Оказалось, что у этих «хулиганов» есть сильные и эффективно действующие армии. В 1912 году они быстро обратили в бегство силы Османской Порты. Греческие войска взяли Салоники буквально за несколько часов до прибытия болгар. Войска Черногории продвинулись на юг вдоль побережья Адриатики. Сербские силы вошли в Западную Македонию, а болгары оттеснили османов практически обратно до самого Стамбула. Эти быстрые успехи вызвали лихорадочную активность великих держав. Однако, в отличие от 1878 года, когда великие державы, не участвовавшие в военных действиях, получили выгоду от Балканских войн, самое большее, что они могли сделать на данном этапе, это сдержать амбиции сербов на Адриатике, настояв на образовании независимой Албании. Вторая Балканская война разразилась в 1913 году, когда Болгария, охваченная возмущением на фоне сербских успехов в Македонии, предприняла непродуманную атаку на своего прежнего союзника. Вторая Балканская война продлилась недолго, так как все соседи Болгарии набросились на нее как коршуны, отхватывая себе куски ее территорий.
Две Балканские войны устранили османский фактор из балканского политического уравнения, однако, с точки зрения сербов, эти войны лишь накалили эмоции относительно австро-венгерского правления в регионе. Все сербские политики знали, что сведение счетов с империей Габсбургов невозможно без мощной поддержки со стороны России, и сербское правительство предпринимало все усилия, чтобы поддерживать прекрасные взаимоотношения со своим великим восточным союзником.

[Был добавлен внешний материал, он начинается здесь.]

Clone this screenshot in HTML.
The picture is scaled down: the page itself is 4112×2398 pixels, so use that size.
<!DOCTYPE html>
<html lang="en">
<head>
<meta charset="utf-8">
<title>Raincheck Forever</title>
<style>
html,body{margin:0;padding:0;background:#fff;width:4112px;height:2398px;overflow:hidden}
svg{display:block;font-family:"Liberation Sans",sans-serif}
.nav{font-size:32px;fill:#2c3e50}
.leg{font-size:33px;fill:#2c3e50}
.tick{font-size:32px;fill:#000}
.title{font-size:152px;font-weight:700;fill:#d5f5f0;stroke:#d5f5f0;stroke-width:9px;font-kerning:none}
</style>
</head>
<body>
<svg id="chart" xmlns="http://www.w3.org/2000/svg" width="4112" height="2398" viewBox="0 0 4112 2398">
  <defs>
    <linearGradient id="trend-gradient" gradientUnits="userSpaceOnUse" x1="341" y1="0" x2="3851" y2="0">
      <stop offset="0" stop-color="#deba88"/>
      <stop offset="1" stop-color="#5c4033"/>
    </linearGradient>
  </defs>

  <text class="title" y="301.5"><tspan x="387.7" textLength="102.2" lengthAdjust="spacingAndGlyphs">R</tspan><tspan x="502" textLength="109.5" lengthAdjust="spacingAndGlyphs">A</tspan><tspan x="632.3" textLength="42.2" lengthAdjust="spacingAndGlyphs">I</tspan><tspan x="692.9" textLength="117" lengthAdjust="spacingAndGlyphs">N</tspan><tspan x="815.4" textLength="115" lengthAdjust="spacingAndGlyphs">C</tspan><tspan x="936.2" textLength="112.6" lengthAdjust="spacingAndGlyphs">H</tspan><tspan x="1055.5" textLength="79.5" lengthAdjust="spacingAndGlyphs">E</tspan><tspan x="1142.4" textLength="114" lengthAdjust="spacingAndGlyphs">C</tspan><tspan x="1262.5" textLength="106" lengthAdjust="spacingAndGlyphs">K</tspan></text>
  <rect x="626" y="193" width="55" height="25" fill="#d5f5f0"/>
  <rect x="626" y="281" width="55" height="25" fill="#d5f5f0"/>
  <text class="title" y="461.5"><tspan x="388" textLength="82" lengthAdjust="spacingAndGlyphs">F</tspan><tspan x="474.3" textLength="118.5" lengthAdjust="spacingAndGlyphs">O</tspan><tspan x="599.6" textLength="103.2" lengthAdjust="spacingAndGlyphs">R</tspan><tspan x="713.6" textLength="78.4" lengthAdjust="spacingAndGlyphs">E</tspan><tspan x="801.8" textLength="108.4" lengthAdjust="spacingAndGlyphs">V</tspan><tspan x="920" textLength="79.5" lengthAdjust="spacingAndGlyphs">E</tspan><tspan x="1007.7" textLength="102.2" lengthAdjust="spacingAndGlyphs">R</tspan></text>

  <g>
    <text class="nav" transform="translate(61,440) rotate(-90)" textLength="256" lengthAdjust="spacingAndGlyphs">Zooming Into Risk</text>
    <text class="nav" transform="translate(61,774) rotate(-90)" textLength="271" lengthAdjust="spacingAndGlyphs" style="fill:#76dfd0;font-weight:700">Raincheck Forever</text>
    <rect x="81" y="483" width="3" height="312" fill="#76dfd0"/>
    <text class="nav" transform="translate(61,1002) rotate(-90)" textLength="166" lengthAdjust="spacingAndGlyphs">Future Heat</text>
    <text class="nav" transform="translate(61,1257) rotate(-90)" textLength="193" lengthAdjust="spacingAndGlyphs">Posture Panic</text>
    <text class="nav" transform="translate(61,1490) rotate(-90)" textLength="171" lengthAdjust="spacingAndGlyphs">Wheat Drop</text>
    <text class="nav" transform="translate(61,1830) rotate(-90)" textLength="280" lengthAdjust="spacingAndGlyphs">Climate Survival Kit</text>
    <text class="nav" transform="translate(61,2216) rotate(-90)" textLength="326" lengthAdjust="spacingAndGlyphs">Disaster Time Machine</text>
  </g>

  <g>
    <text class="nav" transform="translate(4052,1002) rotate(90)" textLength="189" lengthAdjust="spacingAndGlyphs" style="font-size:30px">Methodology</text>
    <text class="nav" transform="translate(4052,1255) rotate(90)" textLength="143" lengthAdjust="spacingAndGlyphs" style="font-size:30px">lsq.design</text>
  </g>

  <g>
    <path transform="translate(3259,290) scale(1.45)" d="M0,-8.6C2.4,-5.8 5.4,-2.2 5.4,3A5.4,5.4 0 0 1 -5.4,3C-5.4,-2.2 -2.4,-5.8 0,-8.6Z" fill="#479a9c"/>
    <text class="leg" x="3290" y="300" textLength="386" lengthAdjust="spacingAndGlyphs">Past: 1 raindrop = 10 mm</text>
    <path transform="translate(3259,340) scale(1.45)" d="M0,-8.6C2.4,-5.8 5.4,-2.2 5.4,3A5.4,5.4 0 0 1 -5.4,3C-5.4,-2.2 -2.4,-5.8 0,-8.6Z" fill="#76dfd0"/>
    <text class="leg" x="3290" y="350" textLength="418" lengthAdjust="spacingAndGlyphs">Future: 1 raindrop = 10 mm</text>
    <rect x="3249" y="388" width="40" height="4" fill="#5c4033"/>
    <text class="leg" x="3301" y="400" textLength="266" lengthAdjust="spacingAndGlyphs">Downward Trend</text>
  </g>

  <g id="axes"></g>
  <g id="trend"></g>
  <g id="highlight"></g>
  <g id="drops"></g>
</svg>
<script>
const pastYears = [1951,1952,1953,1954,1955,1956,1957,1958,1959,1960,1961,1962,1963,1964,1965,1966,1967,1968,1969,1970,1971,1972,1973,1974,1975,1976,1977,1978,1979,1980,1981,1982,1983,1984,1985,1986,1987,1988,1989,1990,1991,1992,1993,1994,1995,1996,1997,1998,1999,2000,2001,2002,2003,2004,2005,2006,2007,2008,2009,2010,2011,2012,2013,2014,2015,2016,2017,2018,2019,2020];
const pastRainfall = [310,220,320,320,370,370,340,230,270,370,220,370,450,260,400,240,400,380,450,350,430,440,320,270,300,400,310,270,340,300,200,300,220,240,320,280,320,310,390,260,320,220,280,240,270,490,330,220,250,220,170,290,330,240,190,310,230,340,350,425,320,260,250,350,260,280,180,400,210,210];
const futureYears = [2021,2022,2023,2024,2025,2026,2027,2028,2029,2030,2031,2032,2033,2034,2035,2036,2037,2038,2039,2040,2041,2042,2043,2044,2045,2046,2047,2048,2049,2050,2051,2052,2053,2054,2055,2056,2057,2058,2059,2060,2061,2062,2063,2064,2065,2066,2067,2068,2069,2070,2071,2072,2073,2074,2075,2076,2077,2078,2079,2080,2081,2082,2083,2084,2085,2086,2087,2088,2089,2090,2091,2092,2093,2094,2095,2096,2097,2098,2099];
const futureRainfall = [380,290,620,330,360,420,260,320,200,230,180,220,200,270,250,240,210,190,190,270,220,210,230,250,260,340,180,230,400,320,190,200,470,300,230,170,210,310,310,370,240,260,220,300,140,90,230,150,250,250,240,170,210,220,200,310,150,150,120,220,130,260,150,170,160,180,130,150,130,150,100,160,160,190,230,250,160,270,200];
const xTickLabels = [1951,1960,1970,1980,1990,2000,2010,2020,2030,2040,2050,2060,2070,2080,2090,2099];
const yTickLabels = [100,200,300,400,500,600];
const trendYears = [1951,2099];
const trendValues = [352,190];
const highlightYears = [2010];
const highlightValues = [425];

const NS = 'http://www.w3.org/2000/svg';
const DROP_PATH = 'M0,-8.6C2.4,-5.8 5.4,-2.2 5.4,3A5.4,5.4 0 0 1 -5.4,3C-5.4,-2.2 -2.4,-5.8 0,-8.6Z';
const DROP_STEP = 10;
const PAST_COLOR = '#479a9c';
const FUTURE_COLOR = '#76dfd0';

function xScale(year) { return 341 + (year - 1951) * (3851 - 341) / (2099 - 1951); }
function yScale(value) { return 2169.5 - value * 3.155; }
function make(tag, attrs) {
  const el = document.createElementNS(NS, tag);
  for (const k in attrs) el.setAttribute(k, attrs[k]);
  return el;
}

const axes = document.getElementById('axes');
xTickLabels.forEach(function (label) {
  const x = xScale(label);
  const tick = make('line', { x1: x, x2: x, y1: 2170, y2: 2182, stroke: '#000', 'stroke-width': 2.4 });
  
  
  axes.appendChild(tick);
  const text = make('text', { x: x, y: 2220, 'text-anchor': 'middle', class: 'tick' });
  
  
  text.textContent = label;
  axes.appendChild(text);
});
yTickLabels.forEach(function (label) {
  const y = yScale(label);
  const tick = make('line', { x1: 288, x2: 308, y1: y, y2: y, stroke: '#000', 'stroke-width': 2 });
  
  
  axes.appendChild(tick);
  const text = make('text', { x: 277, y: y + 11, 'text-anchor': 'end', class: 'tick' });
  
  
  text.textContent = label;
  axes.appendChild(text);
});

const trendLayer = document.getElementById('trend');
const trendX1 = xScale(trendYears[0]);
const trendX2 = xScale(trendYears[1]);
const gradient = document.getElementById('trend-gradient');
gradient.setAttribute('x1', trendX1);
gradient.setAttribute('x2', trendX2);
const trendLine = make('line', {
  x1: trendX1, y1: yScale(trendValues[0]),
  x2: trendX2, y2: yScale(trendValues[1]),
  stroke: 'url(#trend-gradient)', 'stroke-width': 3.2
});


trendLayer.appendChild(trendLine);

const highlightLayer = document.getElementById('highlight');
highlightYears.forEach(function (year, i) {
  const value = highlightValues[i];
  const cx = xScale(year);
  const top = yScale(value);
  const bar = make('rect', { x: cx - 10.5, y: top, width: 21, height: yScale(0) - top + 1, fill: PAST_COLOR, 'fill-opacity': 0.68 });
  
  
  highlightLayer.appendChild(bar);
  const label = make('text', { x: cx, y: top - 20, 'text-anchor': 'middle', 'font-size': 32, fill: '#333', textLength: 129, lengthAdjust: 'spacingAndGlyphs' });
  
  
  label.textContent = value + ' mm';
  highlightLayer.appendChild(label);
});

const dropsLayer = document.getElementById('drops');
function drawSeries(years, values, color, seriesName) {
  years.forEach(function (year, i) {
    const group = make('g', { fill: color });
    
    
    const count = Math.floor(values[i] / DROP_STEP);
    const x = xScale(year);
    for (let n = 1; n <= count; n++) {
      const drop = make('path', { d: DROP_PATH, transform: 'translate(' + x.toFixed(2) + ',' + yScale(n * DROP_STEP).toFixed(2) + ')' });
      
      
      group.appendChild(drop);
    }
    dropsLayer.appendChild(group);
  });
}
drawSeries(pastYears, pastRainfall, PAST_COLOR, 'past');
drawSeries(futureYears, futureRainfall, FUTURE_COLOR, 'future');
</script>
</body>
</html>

Даже австрофилы, такие как бывший премьер-министр Сербии Владан Георгиевич, убеждали прибывающих с визитом российских военных, что «весь народ Сербии» поднимется против Австрии, одновременно упрекая их за «робость и колебания в российской политике» [Мартынов 1913: 13-14]. И все же большинству сербских лидеров было известно, что их истощенной армии требуется время для восполнения сил, а им самим – период мира, чтобы упрочить свои достижения [Lyon 1997: 499]. Премьер-министр Никола Пашич был убежден, что в интересах Сербии Австрия должна оставаться региональным игроком еще на протяжении 25 лет, поскольку это даст Сербии время для упрочения своих достижений на юге [Писарев 1990:30]. Даже центральный исполнительный комитет радикальной националистической группы «Черная рука», узнав заблаговременно о тщательно скрываемой операции по убийству Франца-Фердинанда, которую планировали члены группы, попытался помешать этому плану. Как отмечал Иоахим Ремак,
члены Комитета не были такими уж щепетильными – многие из них были среди цареубийц 1903 года, и все они были довольны, что пансербская идея оправдывала насилие. И все же, будучи поставлены перед необходимостью осуществления этого убогого плана убийства австрийского престолонаследника, они отрезвели, поскольку ясно было, что тем самым они, возможно, развяжут войну [Remak 1959: 77].